:: Task instructions ::
Write the data below out exactly as it stands. Do not include the pictures.

:: Data segment ::

■ ■ ■

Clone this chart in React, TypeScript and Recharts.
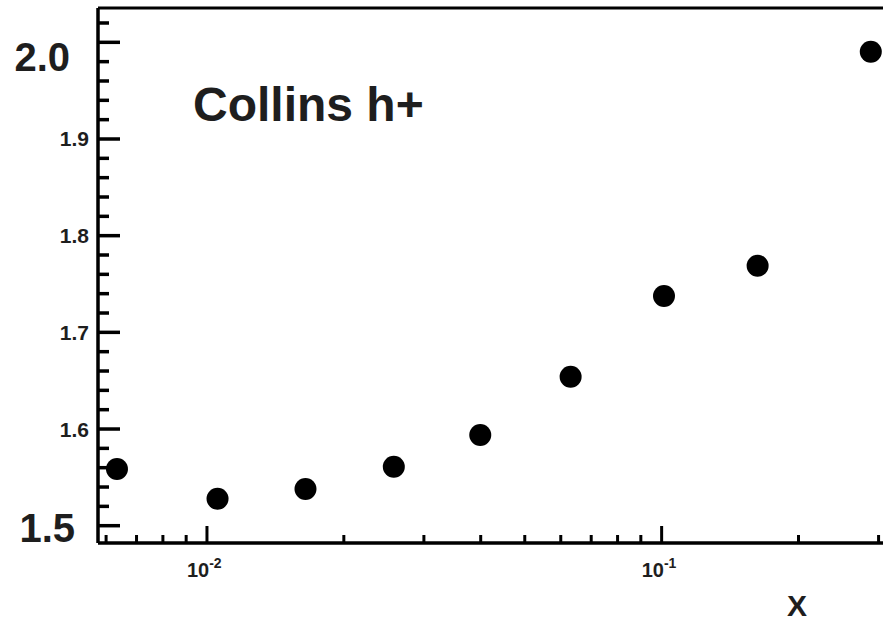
import { ScatterChart, Scatter, XAxis, YAxis, ReferenceLine } from "recharts";

// measured points (x on log scale)
const xValues = [0.00634, 0.01055, 0.01647, 0.02576, 0.03991, 0.06307, 0.1012, 0.1626, 0.2884];
const yValues = [1.5586, 1.5279, 1.538, 1.561, 1.5938, 1.6541, 1.7376, 1.7689, 1.9903];

const xTicks = [
  0.006, 0.007, 0.008, 0.009, 0.01, 0.02, 0.03, 0.04, 0.05, 0.06, 0.07, 0.08, 0.09, 0.1, 0.2, 0.3,
];
const xMajor = [0.01, 0.1];
const xMajorLabels = ["-2", "-1"];

const yTicks = [
  1.5, 1.52, 1.54, 1.56, 1.58, 1.6, 1.62, 1.64, 1.66, 1.68, 1.7, 1.72, 1.74, 1.76, 1.78, 1.8, 1.82,
  1.84, 1.86, 1.88, 1.9, 1.92, 1.94, 1.96, 1.98, 2.0, 2.02,
];
const yMajor = [1.5, 1.6, 1.7, 1.8, 1.9, 2.0];

const X_DOMAIN: [number, number] = [0.005759, 0.3068];
const Y_DOMAIN: [number, number] = [1.4821, 2.0355];

const points = xValues.map((x, i) => ({ x, y: yValues[i] }));

const font = "'Liberation Sans', Arial, sans-serif";
const ink = "#1e1e1e";

const isMajor = (list: number[], v: number) => list.some((m) => Math.abs(m - v) < 1e-9);

function XTick({ x, y, payload }: any) {
  const v = payload.value;
  const major = isMajor(xMajor, v);
  const idx = xMajor.findIndex((m) => Math.abs(m - v) < 1e-9);
  return (
    <g>
      <line x1={x} x2={x} y1={y} y2={y - (major ? 17 : 8)} stroke="#000" strokeWidth={3} />
      {major && (
        <text x={x - 20} y={577} fontFamily={font} fontWeight="bold" fontSize={20} fill={ink}>
          10
          <tspan dy={-9} fontSize={14}>
            {xMajorLabels[idx]}
          </tspan>
        </text>
      )}
    </g>
  );
}

function YTick({ x, y, payload }: any) {
  const v = payload.value;
  const major = isMajor(yMajor, v);
  let label = null;
  if (major) {
    const txt = v.toFixed(1);
    if (txt === "2.0") {
      label = (
        <text x={70} y={71} textAnchor="end" fontFamily={font} fontWeight="bold" fontSize={40} fill={ink}>
          {txt}
        </text>
      );
    } else if (txt === "1.5") {
      label = (
        <text x={75} y={542} textAnchor="end" fontFamily={font} fontWeight="bold" fontSize={40} fill={ink}>
          {txt}
        </text>
      );
    } else {
      label = (
        <text x={89} y={y + 7.5} textAnchor="end" fontFamily={font} fontWeight="bold" fontSize={21} fill={ink}>
          {txt}
        </text>
      );
    }
  }
  return (
    <g>
      <line x1={x} x2={x + (major ? 22 : 11)} y1={y} y2={y} stroke="#000" strokeWidth={3.5} />
      {label}
    </g>
  );
}

export default function App() {
  return (
    <div style={{ position: "absolute", left: 0, top: 0, width: 883, height: 623, background: "#fff" }}>
      <ScatterChart width={883} height={623} margin={{ top: 8, right: 0, bottom: 0, left: 0 }}>
        <XAxis
          type="number"
          dataKey="x"
          scale="log"
          domain={X_DOMAIN}
          allowDataOverflow
          ticks={xTicks}
          interval={0}
          tick={<XTick />}
          tickSize={0}
          tickMargin={0}
          tickLine={false}
          axisLine={{ stroke: "#000", strokeWidth: 3.5 }}
          height={80}
        />
        <YAxis
          type="number"
          dataKey="y"
          domain={Y_DOMAIN}
          allowDataOverflow
          ticks={yTicks}
          interval={0}
          tick={<YTick />}
          tickSize={0}
          tickMargin={0}
          tickLine={false}
          axisLine={{ stroke: "#000", strokeWidth: 3.5 }}
          width={98}
        />
        <ReferenceLine y={Y_DOMAIN[1]} stroke="#000" strokeWidth={3} />
        <Scatter
          data={points}
          isAnimationActive={false}
          shape={(p: any) => <circle cx={p.cx} cy={p.cy} r={11} fill="#000" />}
        />
        <text x={193} y={121} fontFamily={font} fontWeight="bold" fontSize={48} fill={ink}>
          Collins h+
        </text>
        <text x={797} y={616} textAnchor="middle" fontFamily={font} fontWeight="bold" fontSize={30} fill={ink}>
          X
        </text>
      </ScatterChart>
    </div>
  );
}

■ ■ ■

:: Solution for this exercise ::
Clone this chart in React, TypeScript and Recharts.
import { ScatterChart, Scatter, XAxis, YAxis, ReferenceLine } from "recharts";

// measured points (x on log scale)
const xValues = [0.00634, 0.01055, 0.01647, 0.02576, 0.03991, 0.06307, 0.1012, 0.1626, 0.2884];
const yValues = [1.5586, 1.5279, 1.538, 1.561, 1.5938, 1.6541, 1.7376, 1.7689, 1.9903];

const xTicks = [
  0.006, 0.007, 0.008, 0.009, 0.01, 0.02, 0.03, 0.04, 0.05, 0.06, 0.07, 0.08, 0.09, 0.1, 0.2, 0.3,
];
const xMajor = [0.01, 0.1];
const xMajorLabels = ["-2", "-1"];

const yTicks = [
  1.5, 1.52, 1.54, 1.56, 1.58, 1.6, 1.62, 1.64, 1.66, 1.68, 1.7, 1.72, 1.74, 1.76, 1.78, 1.8, 1.82,
  1.84, 1.86, 1.88, 1.9, 1.92, 1.94, 1.96, 1.98, 2.0, 2.02,
];
const yMajor = [1.5, 1.6, 1.7, 1.8, 1.9, 2.0];

const X_DOMAIN: [number, number] = [0.005759, 0.3068];
const Y_DOMAIN: [number, number] = [1.4821, 2.0355];

const points = xValues.map((x, i) => ({ x, y: yValues[i] }));

const font = "'Liberation Sans', Arial, sans-serif";
const ink = "#1e1e1e";

const isMajor = (list: number[], v: number) => list.some((m) => Math.abs(m - v) < 1e-9);

function XTick({ x, y, payload }: any) {
  const v = payload.value;
  const major = isMajor(xMajor, v);
  const idx = xMajor.findIndex((m) => Math.abs(m - v) < 1e-9);
  return (
    <g>
      <line x1={x} x2={x} y1={y} y2={y - (major ? 17 : 8)} stroke="#000" strokeWidth={3} />
      {major && (
        <text x={x - 20} y={577} fontFamily={font} fontWeight="bold" fontSize={20} fill={ink}>
          10
          <tspan dy={-9} fontSize={14}>
            {xMajorLabels[idx]}
          </tspan>
        </text>
      )}
    </g>
  );
}

function YTick({ x, y, payload }: any) {
  const v = payload.value;
  const major = isMajor(yMajor, v);
  let label = null;
  if (major) {
    const txt = v.toFixed(1);
    if (txt === "2.0") {
      label = (
        <text x={70} y={71} textAnchor="end" fontFamily={font} fontWeight="bold" fontSize={40} fill={ink}>
          {txt}
        </text>
      );
    } else if (txt === "1.5") {
      label = (
        <text x={75} y={542} textAnchor="end" fontFamily={font} fontWeight="bold" fontSize={40} fill={ink}>
          {txt}
        </text>
      );
    } else {
      label = (
        <text x={89} y={y + 7.5} textAnchor="end" fontFamily={font} fontWeight="bold" fontSize={21} fill={ink}>
          {txt}
        </text>
      );
    }
  }
  return (
    <g>
      <line x1={x} x2={x + (major ? 22 : 11)} y1={y} y2={y} stroke="#000" strokeWidth={3.5} />
      {label}
    </g>
  );
}

export default function App() {
  return (
    <div style={{ position: "absolute", left: 0, top: 0, width: 883, height: 623, background: "#fff" }}>
      <ScatterChart width={883} height={623} margin={{ top: 8, right: 0, bottom: 0, left: 0 }}>
        <XAxis
          type="number"
          dataKey="x"
          scale="log"
          domain={X_DOMAIN}
          allowDataOverflow
          ticks={xTicks}
          interval={0}
          tick={<XTick />}
          tickSize={0}
          tickMargin={0}
          tickLine={false}
          axisLine={{ stroke: "#000", strokeWidth: 3.5 }}
          height={80}
        />
        <YAxis
          type="number"
          dataKey="y"
          domain={Y_DOMAIN}
          allowDataOverflow
          ticks={yTicks}
          interval={0}
          tick={<YTick />}
          tickSize={0}
          tickMargin={0}
          tickLine={false}
          axisLine={{ stroke: "#000", strokeWidth: 3.5 }}
          width={98}
        />
        <ReferenceLine y={Y_DOMAIN[1]} stroke="#000" strokeWidth={3} />
        <Scatter
          data={points}
          isAnimationActive={false}
          shape={(p: any) => <circle cx={p.cx} cy={p.cy} r={11} fill="#000" />}
        />
        <text x={193} y={121} fontFamily={font} fontWeight="bold" fontSize={48} fill={ink}>
          Collins h+
        </text>
        <text x={797} y={616} textAnchor="middle" fontFamily={font} fontWeight="bold" fontSize={30} fill={ink}>
          X
        </text>
      </ScatterChart>
    </div>
  );
}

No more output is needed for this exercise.